*Dataset extract*.
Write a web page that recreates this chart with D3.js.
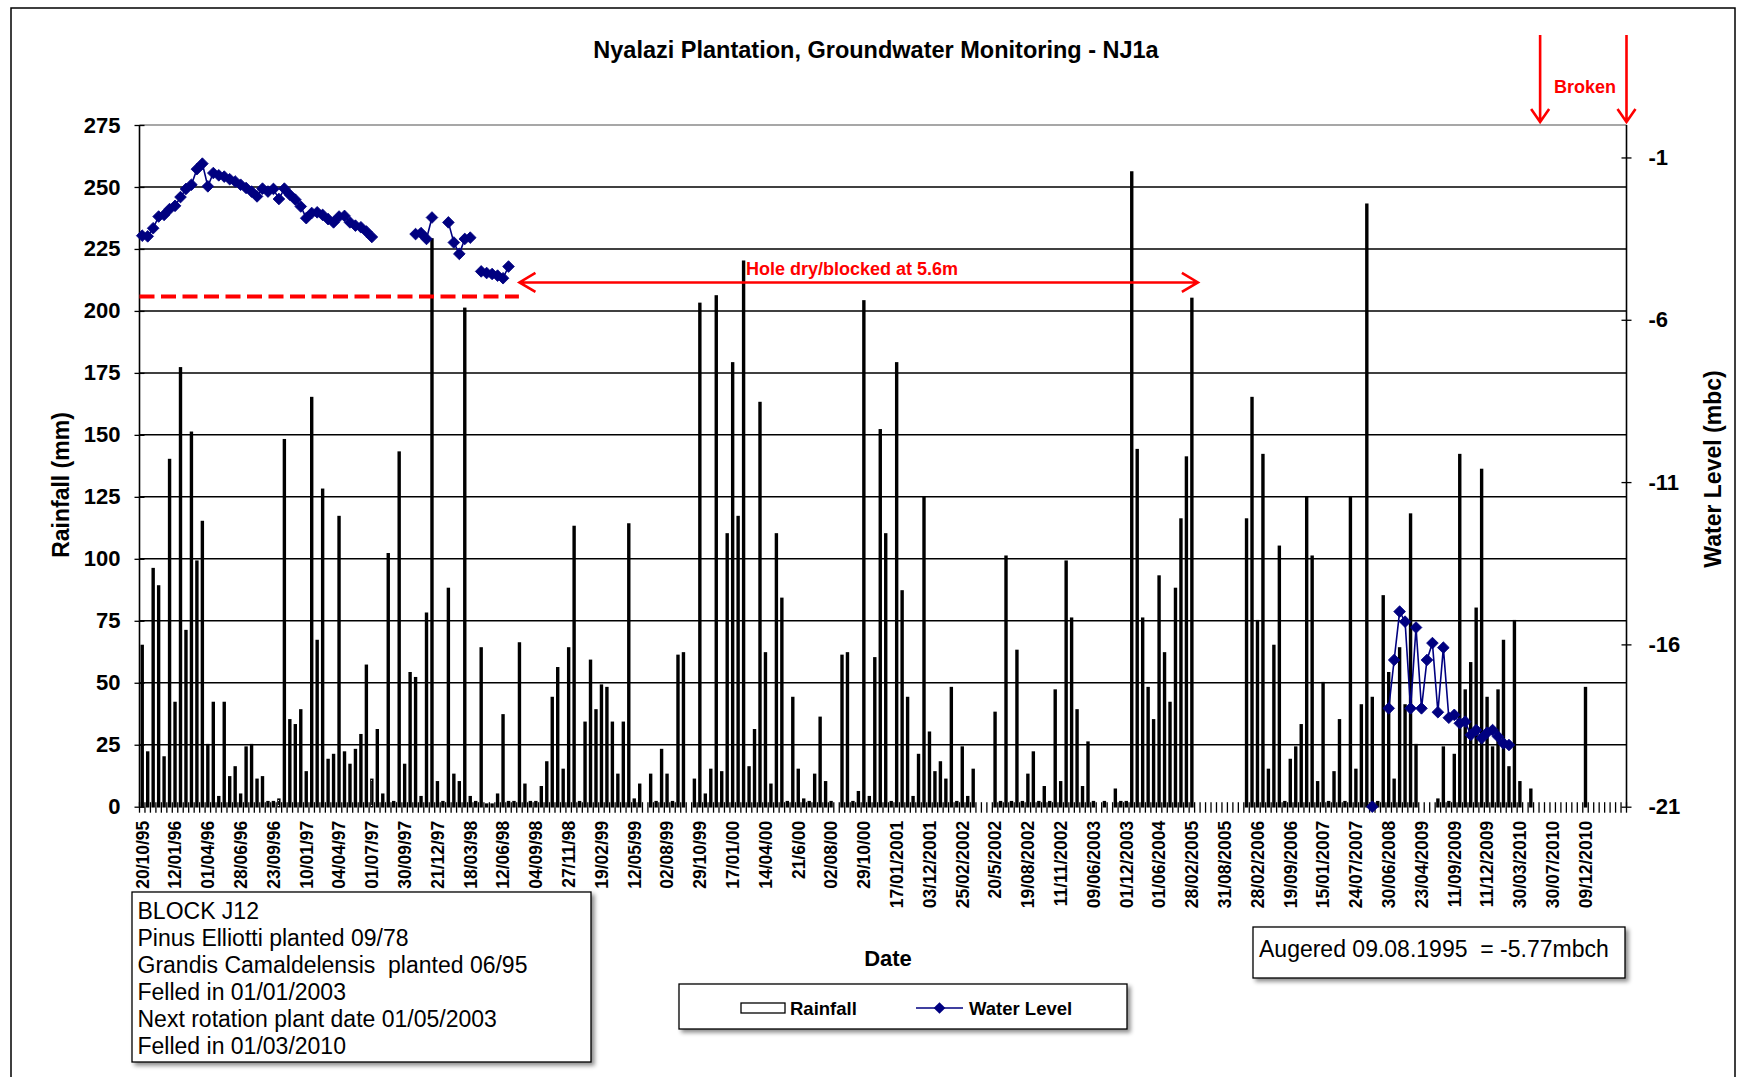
<!DOCTYPE html>
<html><head><meta charset="utf-8">
<script src="https://cdn.jsdelivr.net/npm/d3@7"></script>
<style>
body{margin:0;background:#fff;}
svg{display:block;font-family:Arial,"Liberation Sans",sans-serif;}
</style></head><body>
<svg id="chart" width="1739" height="1077"></svg>
<script>
// ---- data -------------------------------------------------------------
// one label for every sixth category on the date axis
const tickLabels = ["20/10/95","12/01/96","01/04/96","28/06/96","23/09/96","10/01/97","04/04/97","01/07/97",
  "30/09/97","21/12/97","18/03/98","12/06/98","04/09/98","27/11/98","19/02/99","12/05/99","02/08/99",
  "29/10/99","17/01/00","14/04/00","21/6/00","02/08/00","29/10/00","17/01/2001","03/12/2001","25/02/2002",
  "20/5/2002","19/08/2002","11/11/2002","09/06/2003","01/12/2003","01/06/2004","28/02/2005","31/08/2005",
  "28/02/2006","19/09/2006","15/01/2007","24/07/2007","30/06/2008","23/04/2009","11/09/2009","11/12/2009",
  "30/03/2010","30/07/2010","09/12/2010"];
const labelEvery = 6;

// rainfall per reading (mm), one value per category
const rainfall = [
  65,22,96,89,20,140,42,177,71,151,
  99,115,25,42,4,42,12,16,5,24,
  25,11,12,2,2,3,148,35,33,39,
  14,165,67,128,19,21,117,22,17,23,
  29,57,11,31,5,102,2,143,17,54,
  52,4,78,229,10,2,88,13,10,201,
  4,2,64,1,1,5,37,2,2,66,
  9,2,2,8,18,44,56,15,64,113,
  2,34,59,39,49,48,34,13,34,114,
  3,9,0,13,2,23,13,2,61,62,
  0,11,203,5,15,206,14,110,179,117,
  220,16,31,163,62,9,110,84,2,44,
  15,3,2,13,36,10,2,0,61,62,
  2,6,204,4,60,152,110,2,179,87,
  44,4,21,125,30,14,18,11,48,2,
  24,4,15,0,0,0,38,2,101,2,
  63,2,13,22,2,8,2,47,10,99,
  76,39,8,26,2,0,2,0,7,2,
  2,256,144,76,48,35,93,62,42,88,
  116,141,205,0,0,0,0,0,0,0,
  0,0,116,165,75,142,15,65,105,2,
  19,24,33,125,101,10,50,2,14,35,
  2,125,15,41,243,44,2,85,54,11,
  64,41,118,25,0,0,0,3,24,2,
  21,142,47,58,80,136,44,24,47,67,
  16,75,10,0,7,0,0,0,0,0,
  0,0,0,0,48,0,0,0,0,0,
  0,0
];

// water level readings (m below collar) and the category they fall in
const levelIndex = [
  0,1,2,3,4,5,6,7,8,9,10,11,12,13,14,15,16,17,18,19,20,21,22,23,24,25,26,27,28,29,30,31,32,33,34,35,36,37,38,39,40,41,42,
  50,51,52,53,56,57,58,59,60,62,63,64,65,66,67,
  225,
  228,229,230,231,232,233,234,235,236,237,238,239,240,241,242,243,244,245,246,247,248,249,250
];
const levelValue = [
  -3.41,-3.43,-3.18,-2.82,-2.77,-2.59,-2.49,-2.22,-1.97,-1.84,-1.36,-1.19,-1.89,-1.48,-1.55,-1.59,-1.67,-1.74,
  -1.84,-1.94,-2.05,-2.20,-1.96,-2.05,-1.97,-2.28,-1.96,-2.15,-2.30,-2.51,-2.87,-2.71,-2.69,-2.77,-2.90,-3.00,
  -2.82,-2.80,-3.00,-3.10,-3.15,-3.28,-3.45,
  -3.36,-3.33,-3.51,-2.85,-3.00,-3.62,-3.97,-3.51,-3.47,-4.51,-4.56,-4.59,-4.64,-4.72,-4.36,
  -21,
  -17.97,-16.48,-14.99,-15.30,-17.97,-15.48,-17.97,-16.48,-15.96,-18.09,-16.10,-18.26,-18.17,-18.43,-18.38,
  -18.79,-18.64,-18.89,-18.72,-18.64,-18.84,-19.05,-19.10
];

const rainTicks = [0,25,50,75,100,125,150,175,200,225,250,275];
const levelTicks = [-21,-16,-11,-6,-1];

const siteNotes = ["BLOCK J12","Pinus Elliotti planted 09/78","Grandis Camaldelensis  planted 06/95",
  "Felled in 01/01/2003","Next rotation plant date 01/05/2003","Felled in 01/03/2010"];
const augerNote = "Augered 09.08.1995  = -5.77mbch";

// annotation anchors, in data units
const holeDryLevel = -5.28;      // dashed line, water level (m)
const holeArrowLevel = -4.85;    // arrow row, water level (m)
const holeDashEnd = 69.4;        // category position
const holeArrowFrom = 69.5, holeArrowTo = 193.6;
const brokenAt = [256.2, 272];

// ---- layout ------------------------------------------------------------
const W = 1739, H = 1077;
const plot = {left: 139.5, right: 1626.5, top: 125, bottom: 806.7};
const nCat = rainfall.length;

const svg = d3.select("#chart");
const defs = svg.append("defs");
const sh = defs.append("filter").attr("id","shadow").attr("x","-5%").attr("y","-5%").attr("width","115%").attr("height","130%");
sh.append("feDropShadow").attr("dx",3).attr("dy",3).attr("stdDeviation",2.2).attr("flood-color","#000").attr("flood-opacity",0.45);
const ash = defs.append("filter").attr("id","axshadow").attr("x","-1%").attr("y","-200%").attr("width","102%").attr("height","500%");
ash.append("feDropShadow").attr("dx",0).attr("dy",3).attr("stdDeviation",1.6).attr("flood-color","#000").attr("flood-opacity",0.35);

svg.append("rect").attr("width",W).attr("height",H).attr("fill","#fff");
// chart frame
svg.append("path").attr("d",`M11,${H}V8H1735V${H}`).attr("fill","none").attr("stroke","#000").attr("stroke-width",1.5);

const x = d3.scaleBand().domain(d3.range(nCat)).range([plot.left, plot.right]).paddingInner(0).paddingOuter(0);
const step = x.step();
const xPos = k => plot.left + k * step;
const yRain = d3.scaleLinear().domain([0,275]).range([plot.bottom, plot.top]);
const yLevel = d3.scaleLinear().domain([-21,0]).range([plot.bottom, plot.top]);

// gridlines
svg.append("g").selectAll("line").data(rainTicks.filter(t => t > 0 && t < 275)).join("line")
  .attr("x1",plot.left).attr("x2",plot.right).attr("y1",d=>yRain(d)).attr("y2",d=>yRain(d))
  .attr("stroke","#000").attr("stroke-width",1.5);
svg.append("line").attr("x1",plot.left).attr("x2",plot.right).attr("y1",yRain(275)).attr("y2",yRain(275))
  .attr("stroke","#8a8a8a").attr("stroke-width",1.6);

// rainfall bars: narrow outlined columns
const barW = 1.7;
svg.append("g")
  .selectAll("rect").data(rainfall.map((v,i)=>({v,i})).filter(d=>d.v>0)).join("rect")
  .attr("x",d=>x(d.i)+(step-barW)/2).attr("width",barW)
  .attr("y",d=>yRain(d.v)).attr("height",d=>plot.bottom-yRain(d.v))
  .attr("fill","#fff").attr("stroke","#000").attr("stroke-width",1.7);

// category axis: line, boundary ticks, labels
svg.append("line").attr("x1",plot.left).attr("x2",plot.right).attr("y1",plot.bottom).attr("y2",plot.bottom)
  .attr("stroke","#000").attr("stroke-width",1.8).attr("filter","url(#axshadow)");
svg.append("g").selectAll("line").data(d3.range(nCat+1)).join("line")
  .attr("x1",k=>xPos(k)).attr("x2",k=>xPos(k)).attr("y1",plot.bottom-4.5).attr("y2",plot.bottom+6)
  .attr("stroke","#000").attr("stroke-width",1.3);

const xAxis = d3.axisBottom(x).tickValues(d3.range(0, tickLabels.length*labelEvery, labelEvery))
  .tickFormat(i => tickLabels[i/labelEvery]).tickSize(0);
const gx = svg.append("g").attr("transform",`translate(0,${plot.bottom})`).call(xAxis);
gx.select(".domain").remove();
gx.selectAll("text").attr("transform","rotate(-90)").attr("text-anchor","end")
  .attr("x",-14).attr("y",0).attr("dy","0.36em")
  .style("font-size","17.5px").style("font-weight","bold").attr("fill","#000");

// left axis
const gl = svg.append("g").attr("transform",`translate(${plot.left},0)`)
  .call(d3.axisLeft(yRain).tickValues(rainTicks).tickSize(5).tickPadding(14));
gl.select(".domain").attr("stroke","#000").attr("stroke-width",1.6).attr("d",`M0,${plot.top}V${plot.bottom}`);
gl.selectAll(".tick line").attr("x1",5).attr("x2",-5).attr("stroke-width",1.3);
gl.selectAll("text").style("font-size","22px").style("font-weight","bold").attr("fill","#000");

// right axis (plain hyphen for the minus sign)
const gr = svg.append("g").attr("transform",`translate(${plot.right},0)`)
  .call(d3.axisRight(yLevel).tickValues(levelTicks).tickFormat(d => String(d)).tickSize(5).tickPadding(17));
gr.select(".domain").attr("stroke","#000").attr("stroke-width",1.6).attr("d",`M0,${plot.top}V${plot.bottom}`);
gr.selectAll(".tick line").attr("x1",-5).attr("x2",5).attr("stroke-width",1.3);
gr.selectAll("text").style("font-size","22px").style("font-weight","bold").attr("fill","#000");

// water level series
const level = new Array(nCat).fill(null);
levelIndex.forEach((k,j) => { level[k] = levelValue[j]; });
const cx = i => x(i) + step/2;
const navy = "#000080";
svg.append("path").datum(level.map((v,i)=>({v,i})))
  .attr("d", d3.line().defined(d=>d.v!==null).x(d=>cx(d.i)).y(d=>yLevel(d.v)))
  .attr("fill","none").attr("stroke",navy).attr("stroke-width",1.6);
const diamond = d3.symbol().type(d3.symbolSquare).size(68);
svg.append("g").selectAll("path").data(level.map((v,i)=>({v,i})).filter(d=>d.v!==null)).join("path")
  .attr("d",diamond).attr("transform",d=>`translate(${cx(d.i)},${yLevel(d.v)}) rotate(45)`)
  .attr("fill",navy).attr("stroke",navy).attr("stroke-width",0.8);

// annotations
const red = "#ff0000";
svg.append("line").attr("x1",plot.left).attr("x2",xPos(holeDashEnd))
  .attr("y1",yLevel(holeDryLevel)).attr("y2",yLevel(holeDryLevel))
  .attr("stroke",red).attr("stroke-width",4).attr("stroke-dasharray","15 6.5");
const ay = yLevel(holeArrowLevel), ax0 = xPos(holeArrowFrom), ax1 = xPos(holeArrowTo);
svg.append("path").attr("d",`M${ax0},${ay}H${ax1}M${ax0+16},${ay-9.5}L${ax0},${ay}L${ax0+16},${ay+9.5}M${ax1-16},${ay-9.5}L${ax1},${ay}L${ax1-16},${ay+9.5}`)
  .attr("fill","none").attr("stroke",red).attr("stroke-width",2.6);
svg.append("text").attr("x",746).attr("y",275).text("Hole dry/blocked at 5.6m")
  .attr("fill",red).style("font-size","18px").style("font-weight","bold");
brokenAt.forEach(k => {
  const bx = xPos(k);
  svg.append("path").attr("d",`M${bx},35V${plot.top-3}M${bx-9},${plot.top-16}L${bx},${plot.top-3}L${bx+9},${plot.top-16}`)
    .attr("fill","none").attr("stroke",red).attr("stroke-width",2.6);
});
svg.append("text").attr("x",1585).attr("y",93).attr("text-anchor","middle").text("Broken")
  .attr("fill",red).style("font-size","18px").style("font-weight","bold");

// titles
svg.append("text").attr("x",876).attr("y",58).attr("text-anchor","middle")
  .text("Nyalazi Plantation, Groundwater Monitoring - NJ1a").style("font-size","23.5px").style("font-weight","bold");
svg.append("text").attr("transform","translate(69,485) rotate(-90)").attr("text-anchor","middle")
  .text("Rainfall (mm)").style("font-size","23px").style("font-weight","bold");
svg.append("text").attr("transform","translate(1721,469) rotate(-90)").attr("text-anchor","middle")
  .text("Water Level (mbc)").style("font-size","23px").style("font-weight","bold");
svg.append("text").attr("x",888).attr("y",966).attr("text-anchor","middle")
  .text("Date").style("font-size","22px").style("font-weight","bold");

// legend
const lg = svg.append("g");
lg.append("rect").attr("x",679).attr("y",984).attr("width",448).attr("height",45)
  .attr("fill","#fff").attr("stroke","#000").attr("stroke-width",1.3).attr("filter","url(#shadow)");
lg.append("rect").attr("x",741).attr("y",1003).attr("width",44).attr("height",10)
  .attr("fill","#fff").attr("stroke","#000").attr("stroke-width",1.3);
lg.append("text").attr("x",790).attr("y",1015).text("Rainfall").style("font-size","18.5px").style("font-weight","bold");
lg.append("line").attr("x1",916).attr("x2",963).attr("y1",1008).attr("y2",1008).attr("stroke",navy).attr("stroke-width",1.6);
lg.append("path").attr("d",diamond).attr("transform","translate(939.5,1008) rotate(45)").attr("fill",navy);
lg.append("text").attr("x",969).attr("y",1015).text("Water Level").style("font-size","18.5px").style("font-weight","bold");

// note boxes
const nb = svg.append("g");
nb.append("rect").attr("x",132).attr("y",892).attr("width",459).attr("height",170)
  .attr("fill","#fff").attr("stroke","#000").attr("stroke-width",1.3).attr("filter","url(#shadow)");
nb.selectAll("text").data(siteNotes).join("text")
  .attr("x",137.5).attr("y",(d,i)=>919+i*27).text(d=>d).style("font-size","23px").style("white-space","pre");
const ab = svg.append("g");
ab.append("rect").attr("x",1253).attr("y",927).attr("width",372).attr("height",51)
  .attr("fill","#fff").attr("stroke","#000").attr("stroke-width",1.3).attr("filter","url(#shadow)");
ab.append("text").attr("x",1259).attr("y",957).text(augerNote).style("font-size","23px").style("white-space","pre");
</script>
</body></html>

*Exercise directions*. Copy nothing but the lines from the first one in the listing through the line with "const labelEvery = 6;", and omit the pictures.

*Result*.
Write a web page that recreates this chart with D3.js.
<!DOCTYPE html>
<html><head><meta charset="utf-8">
<script src="https://cdn.jsdelivr.net/npm/d3@7"></script>
<style>
body{margin:0;background:#fff;}
svg{display:block;font-family:Arial,"Liberation Sans",sans-serif;}
</style></head><body>
<svg id="chart" width="1739" height="1077"></svg>
<script>
// ---- data -------------------------------------------------------------
// one label for every sixth category on the date axis
const tickLabels = ["20/10/95","12/01/96","01/04/96","28/06/96","23/09/96","10/01/97","04/04/97","01/07/97",
  "30/09/97","21/12/97","18/03/98","12/06/98","04/09/98","27/11/98","19/02/99","12/05/99","02/08/99",
  "29/10/99","17/01/00","14/04/00","21/6/00","02/08/00","29/10/00","17/01/2001","03/12/2001","25/02/2002",
  "20/5/2002","19/08/2002","11/11/2002","09/06/2003","01/12/2003","01/06/2004","28/02/2005","31/08/2005",
  "28/02/2006","19/09/2006","15/01/2007","24/07/2007","30/06/2008","23/04/2009","11/09/2009","11/12/2009",
  "30/03/2010","30/07/2010","09/12/2010"];
const labelEvery = 6;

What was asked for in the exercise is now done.